People on discount deals should watch their lender. By Esther Shaw

Homeowners struggling with soaring mortgage bills are taking solace in the prediction that interest rates will fall soon. But brokers are warning that borrowers on variable-rate deals must be on their guard, as there are crucial differences between the two main types, "trackers" and "discounts".

"Tracker-rate mortgages actually 'track' the Bank of England base rate for a predefined term," says Louise Cuming from the price-comparison service "They are completely transparent as they will always move in line with base rate at a guaranteed differential."

Discount mortgages, on the other hand, track the standard variable rate (SVR) of the individual bank or building society.

"Lenders do not have to move it in line with base rate," explains James Cotton from broker London & Country, "and can also opt to change it at any time – even when the base rate is frozen. So you are at the mercy of your lender."

This is significant in the current economic climate, with lenders feeling the effects of the credit crunch and looking for ways to improve their margins.

Earlier this month, Standard Life actually raised its SVR – by 0.15 percentage points to 7.46 per cent – despite the Bank of England leaving interest rates on hold at 5.75 per cent. Brokers are now warning that other lenders could follow suit, and urging borrowers to be on their guard.

Lenders are also likely to be slow to change their SVRs when the base rate comes down, adds Andrew Montlake at broker Cobalt Capital, and they may not pass on the full value of the reduction to borrowers.

Anyone with a mortgage linked to their lender's SVR should consider remortgaging as these deals are currently as high as 8 per cent.

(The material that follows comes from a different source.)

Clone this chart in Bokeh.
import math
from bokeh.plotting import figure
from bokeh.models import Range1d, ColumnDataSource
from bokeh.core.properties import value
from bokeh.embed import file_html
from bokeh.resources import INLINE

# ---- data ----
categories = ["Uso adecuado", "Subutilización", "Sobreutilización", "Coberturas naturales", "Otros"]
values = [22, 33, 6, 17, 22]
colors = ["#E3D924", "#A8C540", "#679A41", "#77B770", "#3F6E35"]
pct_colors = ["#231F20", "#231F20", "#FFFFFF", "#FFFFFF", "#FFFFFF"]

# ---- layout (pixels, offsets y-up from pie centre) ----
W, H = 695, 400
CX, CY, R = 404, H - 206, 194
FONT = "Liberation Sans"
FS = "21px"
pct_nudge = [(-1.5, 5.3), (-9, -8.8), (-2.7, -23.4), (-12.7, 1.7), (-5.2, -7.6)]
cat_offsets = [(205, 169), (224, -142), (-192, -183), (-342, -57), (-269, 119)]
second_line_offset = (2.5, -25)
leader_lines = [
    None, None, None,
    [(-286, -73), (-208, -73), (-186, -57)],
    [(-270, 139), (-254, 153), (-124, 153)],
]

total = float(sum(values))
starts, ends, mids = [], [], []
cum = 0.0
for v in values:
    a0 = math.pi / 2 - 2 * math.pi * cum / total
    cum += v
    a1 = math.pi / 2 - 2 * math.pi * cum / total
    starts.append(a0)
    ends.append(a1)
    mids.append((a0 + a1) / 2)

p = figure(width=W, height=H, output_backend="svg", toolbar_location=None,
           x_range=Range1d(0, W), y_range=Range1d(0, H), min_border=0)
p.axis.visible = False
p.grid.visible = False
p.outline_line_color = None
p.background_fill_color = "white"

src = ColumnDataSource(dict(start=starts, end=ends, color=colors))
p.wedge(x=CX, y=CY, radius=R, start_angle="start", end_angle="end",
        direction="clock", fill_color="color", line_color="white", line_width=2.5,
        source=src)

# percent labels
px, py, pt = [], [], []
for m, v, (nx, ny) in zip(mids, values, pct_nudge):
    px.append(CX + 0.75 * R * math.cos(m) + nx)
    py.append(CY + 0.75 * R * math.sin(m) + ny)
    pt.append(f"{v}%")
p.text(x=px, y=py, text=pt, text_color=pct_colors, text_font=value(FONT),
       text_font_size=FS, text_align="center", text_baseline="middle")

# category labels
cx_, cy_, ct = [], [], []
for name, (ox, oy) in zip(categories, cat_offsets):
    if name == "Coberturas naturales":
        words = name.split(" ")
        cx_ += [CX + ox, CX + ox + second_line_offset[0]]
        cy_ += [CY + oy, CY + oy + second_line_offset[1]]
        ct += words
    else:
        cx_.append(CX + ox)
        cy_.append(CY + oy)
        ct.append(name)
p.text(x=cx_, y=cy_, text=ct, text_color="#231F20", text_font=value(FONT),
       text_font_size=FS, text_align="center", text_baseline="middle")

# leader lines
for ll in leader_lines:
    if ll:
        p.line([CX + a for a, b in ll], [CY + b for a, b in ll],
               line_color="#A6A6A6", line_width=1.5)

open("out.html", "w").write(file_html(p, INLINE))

According to Melanie Bien at broker Savills Private Finance, a base-rate tracker is a "much better option" than a discounted deal because there is far more transparency. "Borrowers know exactly where they stand: if there is a quarter-point reduction in the base rate, by the following month your mortgage rate will have fallen by the same amount," she explains.

At the same time, Ms Cuming says lenders are constantly reviewing their tracker rates and reducing the guaranteed differential for new product ranges.

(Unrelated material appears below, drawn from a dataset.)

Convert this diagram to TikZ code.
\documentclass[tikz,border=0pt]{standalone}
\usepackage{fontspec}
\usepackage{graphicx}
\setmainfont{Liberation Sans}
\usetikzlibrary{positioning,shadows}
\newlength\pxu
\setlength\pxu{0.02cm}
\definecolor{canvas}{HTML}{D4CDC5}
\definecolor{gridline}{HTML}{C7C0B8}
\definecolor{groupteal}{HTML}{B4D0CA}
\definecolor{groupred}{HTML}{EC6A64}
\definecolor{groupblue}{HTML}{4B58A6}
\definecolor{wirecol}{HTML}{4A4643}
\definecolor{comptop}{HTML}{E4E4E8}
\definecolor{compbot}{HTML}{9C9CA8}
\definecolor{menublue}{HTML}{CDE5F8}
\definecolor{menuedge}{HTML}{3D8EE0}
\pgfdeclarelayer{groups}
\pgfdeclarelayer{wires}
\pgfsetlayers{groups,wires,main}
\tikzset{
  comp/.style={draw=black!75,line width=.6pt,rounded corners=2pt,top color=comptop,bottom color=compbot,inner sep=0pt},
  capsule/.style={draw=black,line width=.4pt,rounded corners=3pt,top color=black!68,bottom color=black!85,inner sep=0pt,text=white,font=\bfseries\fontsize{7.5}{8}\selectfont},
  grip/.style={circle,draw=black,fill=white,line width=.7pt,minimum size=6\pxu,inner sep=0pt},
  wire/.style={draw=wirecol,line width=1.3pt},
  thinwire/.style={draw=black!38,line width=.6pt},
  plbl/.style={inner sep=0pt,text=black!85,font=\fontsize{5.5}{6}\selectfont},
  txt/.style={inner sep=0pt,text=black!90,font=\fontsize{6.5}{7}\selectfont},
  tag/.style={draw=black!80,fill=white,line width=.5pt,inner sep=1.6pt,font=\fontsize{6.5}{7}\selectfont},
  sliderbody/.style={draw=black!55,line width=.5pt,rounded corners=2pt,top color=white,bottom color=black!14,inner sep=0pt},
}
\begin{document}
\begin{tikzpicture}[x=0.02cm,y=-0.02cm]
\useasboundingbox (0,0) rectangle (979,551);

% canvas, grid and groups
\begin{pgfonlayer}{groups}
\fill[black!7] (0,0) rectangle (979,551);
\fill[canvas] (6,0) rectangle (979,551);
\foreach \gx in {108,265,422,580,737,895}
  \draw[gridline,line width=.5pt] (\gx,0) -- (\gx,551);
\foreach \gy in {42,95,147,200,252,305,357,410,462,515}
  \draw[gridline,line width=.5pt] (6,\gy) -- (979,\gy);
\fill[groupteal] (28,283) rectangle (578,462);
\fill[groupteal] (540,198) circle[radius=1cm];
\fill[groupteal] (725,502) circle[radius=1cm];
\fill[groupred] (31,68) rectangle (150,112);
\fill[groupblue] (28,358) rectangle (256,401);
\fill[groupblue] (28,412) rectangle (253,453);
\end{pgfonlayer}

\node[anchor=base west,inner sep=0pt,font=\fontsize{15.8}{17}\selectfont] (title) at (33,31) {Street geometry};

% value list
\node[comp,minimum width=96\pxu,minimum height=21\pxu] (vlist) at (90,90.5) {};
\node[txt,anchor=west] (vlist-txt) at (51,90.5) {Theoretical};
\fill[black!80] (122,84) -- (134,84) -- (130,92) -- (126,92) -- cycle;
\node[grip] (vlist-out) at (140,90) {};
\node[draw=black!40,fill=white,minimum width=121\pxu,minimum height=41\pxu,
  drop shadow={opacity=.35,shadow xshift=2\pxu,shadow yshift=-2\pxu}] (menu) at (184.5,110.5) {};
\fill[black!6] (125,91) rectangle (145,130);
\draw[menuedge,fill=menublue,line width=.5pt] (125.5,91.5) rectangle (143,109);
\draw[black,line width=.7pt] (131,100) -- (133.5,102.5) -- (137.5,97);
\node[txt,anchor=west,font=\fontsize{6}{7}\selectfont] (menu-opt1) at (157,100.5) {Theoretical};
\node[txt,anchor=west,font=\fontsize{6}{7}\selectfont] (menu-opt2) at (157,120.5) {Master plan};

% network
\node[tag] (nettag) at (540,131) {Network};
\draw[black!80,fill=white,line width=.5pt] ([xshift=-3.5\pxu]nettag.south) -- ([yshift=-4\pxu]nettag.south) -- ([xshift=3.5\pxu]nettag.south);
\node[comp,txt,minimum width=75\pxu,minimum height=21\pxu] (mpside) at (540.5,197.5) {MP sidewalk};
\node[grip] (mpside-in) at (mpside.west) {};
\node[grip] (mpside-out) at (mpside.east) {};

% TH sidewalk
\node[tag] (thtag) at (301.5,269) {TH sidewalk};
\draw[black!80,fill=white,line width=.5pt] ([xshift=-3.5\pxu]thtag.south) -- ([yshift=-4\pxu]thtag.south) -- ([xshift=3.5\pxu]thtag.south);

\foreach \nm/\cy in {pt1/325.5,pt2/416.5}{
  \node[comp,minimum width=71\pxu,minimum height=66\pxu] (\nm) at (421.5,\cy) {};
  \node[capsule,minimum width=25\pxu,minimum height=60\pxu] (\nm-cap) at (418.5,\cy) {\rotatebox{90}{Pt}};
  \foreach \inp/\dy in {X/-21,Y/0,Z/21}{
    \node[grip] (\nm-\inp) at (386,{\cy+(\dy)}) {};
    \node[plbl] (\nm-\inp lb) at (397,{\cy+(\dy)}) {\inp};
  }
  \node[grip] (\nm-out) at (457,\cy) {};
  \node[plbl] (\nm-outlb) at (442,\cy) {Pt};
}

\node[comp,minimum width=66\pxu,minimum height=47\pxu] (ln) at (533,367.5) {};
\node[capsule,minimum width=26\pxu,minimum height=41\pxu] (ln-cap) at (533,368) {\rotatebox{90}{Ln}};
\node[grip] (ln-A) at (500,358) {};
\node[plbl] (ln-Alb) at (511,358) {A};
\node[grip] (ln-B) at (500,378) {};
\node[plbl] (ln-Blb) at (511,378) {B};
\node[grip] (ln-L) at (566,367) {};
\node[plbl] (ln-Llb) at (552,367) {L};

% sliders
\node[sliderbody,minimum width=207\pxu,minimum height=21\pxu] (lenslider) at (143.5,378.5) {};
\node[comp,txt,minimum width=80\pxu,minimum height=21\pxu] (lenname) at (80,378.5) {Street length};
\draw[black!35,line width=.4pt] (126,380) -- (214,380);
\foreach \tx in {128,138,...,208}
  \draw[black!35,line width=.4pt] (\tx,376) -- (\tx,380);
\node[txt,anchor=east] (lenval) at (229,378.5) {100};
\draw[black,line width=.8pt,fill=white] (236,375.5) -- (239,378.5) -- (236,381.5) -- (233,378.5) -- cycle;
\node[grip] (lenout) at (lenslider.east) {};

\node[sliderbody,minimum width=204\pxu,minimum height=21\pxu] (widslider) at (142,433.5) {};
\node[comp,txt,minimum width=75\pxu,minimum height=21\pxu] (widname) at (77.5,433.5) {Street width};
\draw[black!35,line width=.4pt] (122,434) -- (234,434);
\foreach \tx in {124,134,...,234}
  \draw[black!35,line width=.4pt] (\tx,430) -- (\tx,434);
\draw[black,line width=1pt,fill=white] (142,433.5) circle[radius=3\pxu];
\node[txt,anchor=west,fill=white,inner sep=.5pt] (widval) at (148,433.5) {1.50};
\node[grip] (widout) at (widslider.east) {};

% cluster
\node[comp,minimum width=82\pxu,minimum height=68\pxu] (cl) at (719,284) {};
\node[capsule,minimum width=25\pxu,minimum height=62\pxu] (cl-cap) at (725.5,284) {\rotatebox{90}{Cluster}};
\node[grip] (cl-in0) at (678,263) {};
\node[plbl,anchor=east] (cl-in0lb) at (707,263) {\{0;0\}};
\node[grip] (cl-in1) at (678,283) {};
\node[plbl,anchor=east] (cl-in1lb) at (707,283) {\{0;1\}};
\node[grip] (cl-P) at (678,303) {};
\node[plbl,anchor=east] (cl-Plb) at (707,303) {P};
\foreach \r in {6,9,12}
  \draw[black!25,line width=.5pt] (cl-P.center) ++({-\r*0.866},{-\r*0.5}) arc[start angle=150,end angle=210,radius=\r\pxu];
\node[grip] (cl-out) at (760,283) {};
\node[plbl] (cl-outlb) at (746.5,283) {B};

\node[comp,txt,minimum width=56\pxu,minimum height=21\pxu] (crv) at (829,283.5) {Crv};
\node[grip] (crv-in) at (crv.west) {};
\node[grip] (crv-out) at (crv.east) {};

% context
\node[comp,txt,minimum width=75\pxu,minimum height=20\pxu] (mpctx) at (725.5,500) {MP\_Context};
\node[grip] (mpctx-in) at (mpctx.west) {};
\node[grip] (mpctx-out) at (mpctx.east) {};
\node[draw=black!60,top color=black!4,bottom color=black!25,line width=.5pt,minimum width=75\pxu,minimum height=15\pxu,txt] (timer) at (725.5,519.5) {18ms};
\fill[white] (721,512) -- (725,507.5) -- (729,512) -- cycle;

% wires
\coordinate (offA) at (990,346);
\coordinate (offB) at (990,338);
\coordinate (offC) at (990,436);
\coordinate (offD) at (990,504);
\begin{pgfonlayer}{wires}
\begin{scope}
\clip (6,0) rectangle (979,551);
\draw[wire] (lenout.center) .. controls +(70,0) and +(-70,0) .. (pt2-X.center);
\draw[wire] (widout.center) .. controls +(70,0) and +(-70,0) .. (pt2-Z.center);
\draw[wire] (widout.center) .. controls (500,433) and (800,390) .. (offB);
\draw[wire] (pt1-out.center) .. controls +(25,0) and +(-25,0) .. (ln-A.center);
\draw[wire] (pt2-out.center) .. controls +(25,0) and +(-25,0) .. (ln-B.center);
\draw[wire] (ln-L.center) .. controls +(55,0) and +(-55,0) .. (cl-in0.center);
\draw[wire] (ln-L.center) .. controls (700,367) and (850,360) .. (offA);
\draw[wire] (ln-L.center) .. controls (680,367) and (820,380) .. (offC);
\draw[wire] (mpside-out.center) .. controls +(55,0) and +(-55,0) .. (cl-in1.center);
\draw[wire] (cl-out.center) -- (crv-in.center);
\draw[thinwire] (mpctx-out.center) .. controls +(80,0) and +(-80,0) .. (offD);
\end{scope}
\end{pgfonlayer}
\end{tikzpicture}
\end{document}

For those interested in a tracker, Mr Cotton picks out a deal from Nationwide building society at 5.58 per cent (0.17 percentage points below base rate for two years) with a £1,499 fee, and one from the Woolwich at 5.69 per cent (0.06 below base for two years) with a £995 fee. By contrast, Newcastle building society has a discounted deal at 5.59 per cent with a £699 fee.

If things go as expected in the next 12 months, borrowers on a product that tracks the base rate, says Mr Montlake, are the ones who will be "smiling the most".